If that makes sense you get an award!

Overly complex, no, no not exactly...



@BADecker,

  I could be wrong but I think the aspect ratio is maintained when changing the resolution limit.




edit:
I updated the image to include the calculation for Z, I didn't realize it was missing. I also made a few other adjustments.

[odolvlobo]

Keep in mind that I'm combining angles from both physical space and optical space and the diagram is less than clear in this regard. R & T also need to be moved over to the left side.

First point, the distance to the sun can't be calculated from the sun's apparent size alone. As you can see I didn't use "I" or "U" at all in my calculation at all, only "Q" and "A".

You can if you know the effect of refraction. Do you know how to compute that?

...
Finally the sun is always 32 minutes wide due to refraction and maintains the same diameter as if it was at 90° because of it.
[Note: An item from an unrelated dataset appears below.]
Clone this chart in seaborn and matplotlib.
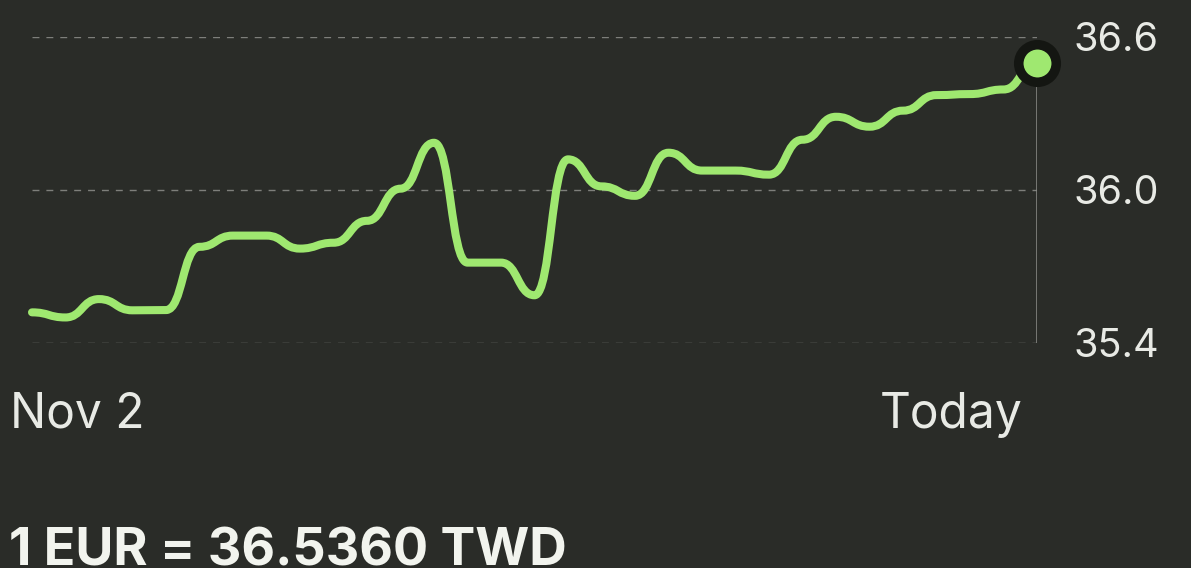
import numpy as np
import matplotlib
matplotlib.use("Agg")
import matplotlib.pyplot as plt
import seaborn as sns
from matplotlib.path import Path
from matplotlib.patches import PathPatch

# daily EUR -> TWD rate, Nov 2 .. today
DAYS = list(range(31))
RATES = [
    35.519, 35.499, 35.571, 35.527, 35.528, 35.776, 35.820, 35.820,
    35.769, 35.792, 35.878, 36.004, 36.184, 35.714, 35.714, 35.586,
    36.119, 36.013, 35.976, 36.145, 36.075, 36.075, 36.059, 36.196,
    36.286, 36.247, 36.310, 36.371, 36.375, 36.393, 36.497,
]
Y_TICKS = [35.4, 36.0, 36.6]
Y_TICK_LABELS = ["35.4", "36.0", "36.6"]
X_LABELS = ["Nov 2", "Today"]
HEADLINE = "1 EUR = 36.5360 TWD"

BG = "#2a2c28"
GREEN = "#9fe870"
RING = "#141612"
GRID = "#7e7f7b"
TEXT = "#e8eae5"

W, H = 1191, 568


def bump_path(x, y):
    """Bezier path with flat tangents at each point (like d3.curveBumpX)."""
    verts = [(x[0], y[0])]
    codes = [Path.MOVETO]
    for i in range(len(x) - 1):
        xm = (x[i] + x[i + 1]) / 2
        verts += [(xm, y[i]), (xm, y[i + 1]), (x[i + 1], y[i + 1])]
        codes += [Path.CURVE4] * 3
    return Path(verts, codes)


sns.set_theme(style="dark", rc={"axes.facecolor": BG, "figure.facecolor": BG})
plt.rcParams["font.family"] = ["Inter", "DejaVu Sans"]

fig = plt.figure(figsize=(W / 100, H / 100), dpi=100)
left, right = 32, 1037
top, bottom = 36.7, 342.7
ax = fig.add_axes([left / W, 1 - bottom / H, (right - left) / W, (bottom - top) / H])
ax.set_facecolor(BG)

for v in Y_TICKS:
    ax.axhline(v, color=GRID, lw=1.0, dashes=(5, 5), zorder=1)

ax.vlines(DAYS[-1], Y_TICKS[0], RATES[-1], color="#8c8d89", lw=1.1, zorder=2)

patch = PathPatch(bump_path(DAYS, RATES), facecolor="none", edgecolor=GREEN,
                  lw=5.8, capstyle="round", joinstyle="round", zorder=3, clip_on=False)
ax.add_patch(patch)

sns.scatterplot(x=[DAYS[-1]], y=[RATES[-1]], s=27 ** 2, color=GREEN,
                edgecolor=RING, linewidth=6.9, zorder=5, clip_on=False, ax=ax)

ax.set_xlim(DAYS[0], DAYS[-1])
ax.set_ylim(Y_TICKS[0], Y_TICKS[-1])
ax.set_xticks([])
ax.set_yticks(Y_TICKS)
ax.set_yticklabels(Y_TICK_LABELS)
ax.yaxis.tick_right()
ax.tick_params(axis="y", length=0, pad=26, labelsize=28.5, labelcolor=TEXT)
for s in ax.spines.values():
    s.set_visible(False)
ax.grid(False)

fig.text(10 / W, 1 - 428 / H, X_LABELS[0], fontsize=34.5, color=TEXT,
         ha="left", va="baseline")
fig.text(1022 / W, 1 - 428 / H, X_LABELS[1], fontsize=34.5, color=TEXT,
         ha="right", va="baseline")
fig.text(9 / W, 1 - 565 / H, HEADLINE, fontsize=37.5, fontweight="bold",
         color="#f2f4ee", ha="left", va="baseline")

fig.savefig("out.png", dpi=100, facecolor=BG)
As you can see the calculations for the angular size (X) have not been completed yet. In the case of the sun and moon here X will equal U and refraction plays a role such that a refracted optical space is created in addition to the physical and optical spaces.

I see. The sun appears to have the same size because of refraction. That raises a question for me. Why are the sun and moon affected by refraction in this way, but other objects are not?

[BADecker]

Finally the sun is always 32 minutes wide due to refraction and maintains the same diameter as if it was at 90° because of it.

Even if the sun is always 32 minutes wide, using a telescope directed at the sun shows far greater perspective than using the eyes alone. You have agreed with this in former posts.

This shows that neither the eyes or the telescope are necessarily accurate. A different method is necessary, one that determines either the distance or the size of the sun. It has to be far more accurate than the eyes or even the telescope. This is what modern astronomy has accomplished. It is also why your calc fails.